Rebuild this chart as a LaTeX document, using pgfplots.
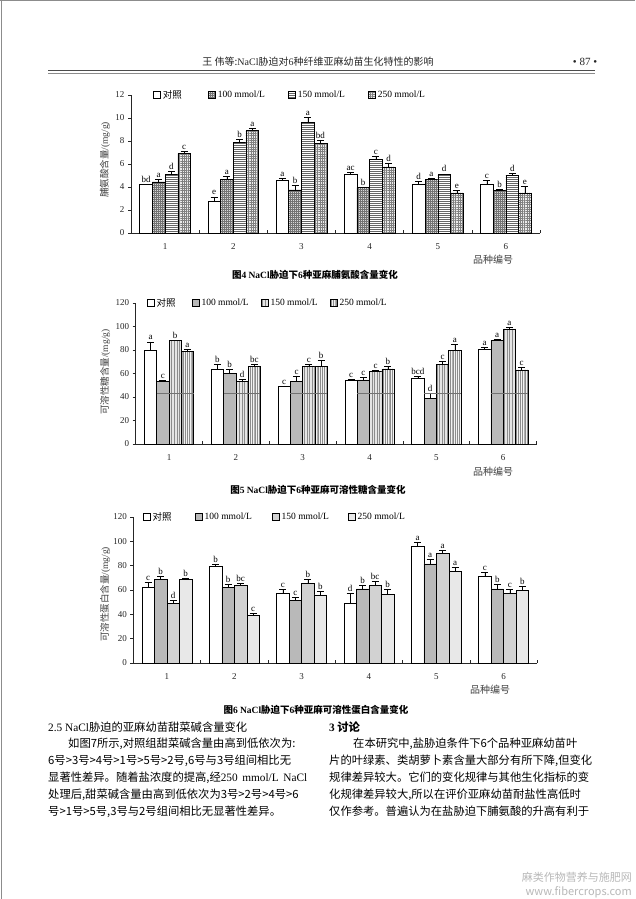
\documentclass[border=0pt]{standalone}
\usepackage{fontspec}
\setmainfont{Liberation Serif}
\newfontfamily\cjk{Noto Sans CJK SC}
\usepackage{pgfplots}
\usepackage{pgfplotstable}
\pgfplotsset{compat=1.18}
\usetikzlibrary{patterns.meta}
\XeTeXlinebreaklocale "zh"
\XeTeXlinebreakskip=0pt plus 3pt minus 0.5pt

% Fig 4: proline (mg/g)
\pgfplotstableread{
x   c1   e1   l1  c2   e2   l2 c3   e3   l3 c4   e4   l4
0.5 4.2  0.02 bd  4.45 0.2  a  5.1  0.3  d  6.9  0.2  c
1.5 2.8  0.35 e   4.65 0.25 a  7.9  0.25 b  8.9  0.2  a
2.5 4.55 0.2  a   3.75 0.4  b  9.6  0.5  a  7.8  0.3  bd
3.5 5.15 0.15 ac  3.95 0.05 b  6.4  0.3  c  5.75 0.35 d
4.5 4.2  0.3  d   4.65 0.15 a  5.1  0.05 d  3.5  0.2  e
5.5 4.25 0.3  c   3.7  0.1  b  5.05 0.15 d  3.5  0.55 e
}\tA
% Fig 5: soluble sugar (mg/g)
\pgfplotstableread{
x   c1   e1  l1  c2   e2  l2 c3   e3  l3 c4  e4  l4
0.5 80   7   a   53   1   c  88   0.3 b  79  1.5 a
1.5 64   3.5 b   60   4   b  53   2   d  66  1.5 bc
2.5 49   0.5 c   53   5   c  66   2   c  66  5   b
3.5 54   1   c   54.5 2   c  62   1   c  64  2.5 b
4.5 56   2   bcd 39   4.5 d  67.5 3   c  80  4.5 a
5.5 80.5 2   a   88   1.5 a  98   1   a  63  2   c
}\tB
% Fig 6: soluble protein (mg/g)
\pgfplotstableread{
x   c1   e1  l1 c2   e2  l2 c3   e3  l3 c4   e4  l4
0.5 62.5 3.5 c  69   2.5 b  48.8 2.5 d  68.5 1.5 b
1.5 79.5 2   b  62   3   b  63.5 2   bc 39   2   c
2.5 57   3.5 c  51.5 2.5 c  65.5 3.5 b  56   3   b
3.5 49.5 7.5 d  61   3   b  63.5 3.5 bc 56.5 4   b
4.5 96   3.5 a  81.5 3.5 a  90   2.5 a  75.5 3   a
5.5 71   3.5 c  61   4   b  57.5 3.5 c  60   3   b
}\tC

\pgfplotsset{
 pagechart/.style={
  scale only axis, anchor=south west, clip=false,
  axis x line*=bottom, axis y line*=left,
  axis line style={line width=0.7pt, black!85},
  ybar=0pt, xmin=0, xmax=6, ymin=0, enlargelimits=false,
  xtick={0,...,6}, x tick label as interval, xticklabels={1,2,3,4,5,6},
  tick align=outside, major tick length=3pt,
  xtick style={yshift=3pt, black!85, line width=0.6pt},
  ytick style={black!85, line width=0.6pt},
  tick label style={font=\fontsize{9}{9}\selectfont, black!85},
  xticklabel style={yshift=-4pt},
  /pgf/number format/assume math mode=true,
  legend style={draw=none, fill=none, legend columns=4, anchor=west,
    font=\fontsize{9.5}{10}\selectfont, column sep=0pt, row sep=0pt, inner sep=0pt,
    nodes={inner xsep=2pt, inner ysep=0pt}},
  legend cell align=left,
  ylabel style={anchor=center, font=\cjk\fontsize{9.5}{10}\selectfont, black!75},
 },
 sq/.style={legend image code/.code={\draw[##1] (0pt,-3.5pt) rectangle (7pt,3.5pt);}},
 eb/.style={error bars/.cd, y dir=plus, y explicit,
   error bar style={black, line width=0.5pt},
   error mark options={rotate=90, mark size=3.5pt, black, line width=0.5pt}},
 lab/.style={draw=none, fill=none, forget plot, nodes near coords, point meta=explicit symbolic,
   every node near coord/.append style={font=\fontsize{9}{9}\selectfont, inner sep=1.5pt, black}},
}

\newcommand\bars[3]{%
 \addplot[s1, sq, bar shift=-#3, eb] table[x=x, y=c1, y error=e1]{#1};
 \addplot[s2, sq, bar shift=-#2, eb] table[x=x, y=c2, y error=e2]{#1};
 \addplot[s3, sq, bar shift=#2, eb] table[x=x, y=c3, y error=e3]{#1};
 \addplot[s4, sq, bar shift=#3, eb] table[x=x, y=c4, y error=e4]{#1};
 \addplot[lab, bar shift=-#3] table[x=x, y expr=\thisrow{c1}+\thisrow{e1}, meta=l1]{#1};
 \addplot[lab, bar shift=-#2] table[x=x, y expr=\thisrow{c2}+\thisrow{e2}, meta=l2]{#1};
 \addplot[lab, bar shift=#2] table[x=x, y expr=\thisrow{c3}+\thisrow{e3}, meta=l3]{#1};
 \addplot[lab, bar shift=#3] table[x=x, y expr=\thisrow{c4}+\thisrow{e4}, meta=l4]{#1};
}

\newcommand\bodyfont{\cjk\fontsize{11.3}{17}\selectfont}
% one justified line of body text, never broken
\newcommand\jline[4]{\node[anchor=base west, inner sep=0pt, font=\bodyfont] at (#1pt,-#2pt) {\hbox to #3pt{#4}};}

\begin{document}
\begin{tikzpicture}
\path[use as bounding box, fill=white] (0pt,0pt) rectangle (635pt,-899pt);
\draw[black!45, line width=1pt] (0pt,-0.5pt) -- (635pt,-0.5pt);
\draw[black!45, line width=1pt] (1.5pt,0pt) -- (1.5pt,-899pt);

% header
\node[font=\cjk\fontsize{10}{10}\selectfont, text=black!85] at (318pt,-62pt)
  {王\ 伟等:{\rmfamily NaCl}胁迫对{\rmfamily 6}种纤维亚麻幼苗生化特性的影响};
\node[font=\fontsize{11}{11}\selectfont, text=black!85] at (585pt,-62pt) {• 87 •};
\draw[black!70, line width=1.3pt] (48pt,-70.5pt) -- (595pt,-70.5pt);
\draw[black!45, line width=0.6pt] (48pt,-73.2pt) -- (595pt,-73.2pt);

% ---------- Fig 4 ----------
\begin{axis}[pagechart, at={(131pt,-233pt)}, width=409pt, height=138pt,
  ymax=12, ytick={0,2,...,12}, bar width=12.7pt,
  ylabel={脯氨酸含量{\rmfamily /(mg/g)}},
  ylabel style={at={(axis description cs:-0.064,0.53)}},
  legend style={at={(axis description cs:0.054,1)}},
  legend entries={{\makebox[43.5pt][l]{\cjk 对照}},{\makebox[68.5pt][l]{100 mmol/L}},{\makebox[68.5pt][l]{150 mmol/L}},{250 mmol/L}},
  s1/.style={fill=white, draw=black, line width=0.5pt},
  s2/.style={fill=gray!30, draw=black, line width=0.5pt, postaction={pattern color=black!55, pattern={Hatch[angle=0,distance=2pt,line width=0.3pt]}}},
  s3/.style={fill=white, draw=black, line width=0.5pt, postaction={pattern color=black!60, pattern={Lines[angle=0,distance=2pt,line width=0.35pt]}}},
  s4/.style={fill=gray!15, draw=black, line width=0.5pt, postaction={pattern color=black!50, pattern={Hatch[angle=0,distance=2.3pt,line width=0.3pt]}}},
]
\bars{\tA}{6.35pt}{19.05pt}
\end{axis}
\node[font=\cjk\fontsize{10}{10}\selectfont, text=black!75] at (493pt,-260pt) {品种编号};
\node[font=\cjk\bfseries\fontsize{9.5}{10}\selectfont] at (315pt,-275pt)
  {图{\rmfamily 4 NaCl}胁迫下{\rmfamily 6}种亚麻脯氨酸含量变化};

% ---------- Fig 5 ----------
\begin{axis}[pagechart, at={(135.6pt,-444pt)}, width=401pt, height=141pt,
  ymax=120, ytick={0,20,...,120}, bar width=12.3pt,
  ylabel={可溶性糖含量{\rmfamily /(mg/g)}},
  ylabel style={at={(axis description cs:-0.076,0.51)}},
  legend style={at={(axis description cs:0.028,1)}},
  legend entries={{\makebox[33.5pt][l]{\cjk 对照}},{\makebox[57.5pt][l]{100 mmol/L}},{\makebox[57.5pt][l]{150 mmol/L}},{250 mmol/L}},
  s1/.style={fill=white, draw=black, line width=0.5pt},
  s2/.style={fill=gray!55, draw=black, line width=0.5pt},
  s3/.style={fill=gray!20, draw=black, line width=0.5pt, postaction={pattern color=black!45, pattern={Lines[angle=90,distance=2.6pt,line width=0.3pt]}}},
  s4/.style={fill=gray!10, draw=black, line width=0.5pt, postaction={pattern color=black!45, pattern={Lines[angle=90,distance=1.8pt,line width=0.3pt]}}},
]
\bars{\tB}{6.15pt}{18.45pt}
\addplot[forget plot, sharp plot, black!55, line width=0.4pt, mark=none, unbounded coords=jump]
  coordinates {(0.316,43) (0.868,43) (1,nan) (1.316,43) (1.868,43) (2,nan) (2.316,43) (2.868,43) (3,nan)
               (3.316,43) (3.868,43) (4,nan) (4.316,43) (4.868,43) (5,nan) (5.316,43) (5.868,43)};
\end{axis}
\node[font=\cjk\fontsize{10}{10}\selectfont, text=black!75] at (493pt,-472pt) {品种编号};
\node[font=\cjk\bfseries\fontsize{9.5}{10}\selectfont] at (318pt,-490pt)
  {图{\rmfamily 5 NaCl}胁迫下{\rmfamily 6}种亚麻可溶性糖含量变化};

% ---------- Fig 6 ----------
\begin{axis}[pagechart, at={(133.3pt,-663pt)}, width=404pt, height=146pt,
  ymax=120, ytick={0,20,...,120}, bar width=12.5pt,
  ylabel={可溶性蛋白含量{\rmfamily /(mg/g)}},
  ylabel style={at={(axis description cs:-0.070,0.47)}},
  legend style={at={(axis description cs:0.024,1)}},
  legend entries={{\makebox[40.5pt][l]{\cjk 对照}},{\makebox[65.5pt][l]{100 mmol/L}},{\makebox[64.5pt][l]{150 mmol/L}},{250 mmol/L}},
  s1/.style={fill=white, draw=black, line width=0.5pt},
  s2/.style={fill=gray!55, draw=black, line width=0.5pt},
  s3/.style={fill=gray!35, draw=black, line width=0.5pt},
  s4/.style={fill=gray!18, draw=black, line width=0.5pt},
]
\bars{\tC}{6.25pt}{18.75pt}
\end{axis}
\node[font=\cjk\fontsize{10}{10}\selectfont, text=black!75] at (490pt,-690pt) {品种编号};
\node[font=\cjk\bfseries\fontsize{9.5}{10}\selectfont] at (316pt,-710pt)
  {图{\rmfamily 6 NaCl}胁迫下{\rmfamily 6}种亚麻可溶性蛋白含量变化};

% ---------- body text, left column ----------
\node[anchor=base west, inner sep=0pt, font=\bodyfont] at (48pt,-731pt)
  {{\rmfamily 2.5 NaCl}胁迫的亚麻幼苗甜菜碱含量变化};
\jline{68}{747}{239}{如图7所示,对照组甜菜碱含量由高到低依次为:}
\jline{48}{764}{259}{6号>3号>4号>1号>5号>2号,6号与3号组间相比无}
\jline{48}{781}{259}{显著性差异。随着盐浓度的提高,经{\rmfamily 250 mmol/L NaCl}}
\jline{48}{798}{259}{处理后,甜菜碱含量由高到低依次为3号>2号>4号>6}
\node[anchor=base west, inner sep=0pt, font=\bodyfont] at (48pt,-815pt)
  {号>1号>5号,3号与2号组间相比无显著性差异。};

% ---------- body text, right column ----------
\node[anchor=base west, inner sep=0pt, font=\bodyfont\bfseries] at (329pt,-731pt) {{\rmfamily\bfseries 3} 讨论};
\jline{353}{747}{235}{在本研究中,盐胁迫条件下6个品种亚麻幼苗叶}
\jline{329}{764}{259}{片的叶绿素、类胡萝卜素含量大部分有所下降,但变化}
\jline{329}{781}{259}{规律差异较大。它们的变化规律与其他生化指标的变}
\jline{329}{798}{259}{化规律差异较大,所以在评价亚麻幼苗耐盐性高低时}
\jline{329}{815}{259}{仅作参考。普遍认为在盐胁迫下脯氨酸的升高有利于}

% watermark
\node[anchor=east, inner sep=0pt, text=black!28, font=\cjk\fontsize{11}{11}\selectfont] at (632pt,-877pt) {麻类作物营养与施肥网};
\node[anchor=east, inner sep=0pt, text=black!28, font=\cjk\fontsize{11}{11}\selectfont] at (632pt,-892pt) {www.fibercrops.com};
\end{tikzpicture}
\end{document}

#### Prompt:
The lines from the start of the data through the line that contains "3pt minus 0.5pt" are to be returned exactly, please, with both ends included and every picture left out.

#### Correct output:
Rebuild this chart as a LaTeX document, using pgfplots.
\documentclass[border=0pt]{standalone}
\usepackage{fontspec}
\setmainfont{Liberation Serif}
\newfontfamily\cjk{Noto Sans CJK SC}
\usepackage{pgfplots}
\usepackage{pgfplotstable}
\pgfplotsset{compat=1.18}
\usetikzlibrary{patterns.meta}
\XeTeXlinebreaklocale "zh"
\XeTeXlinebreakskip=0pt plus 3pt minus 0.5pt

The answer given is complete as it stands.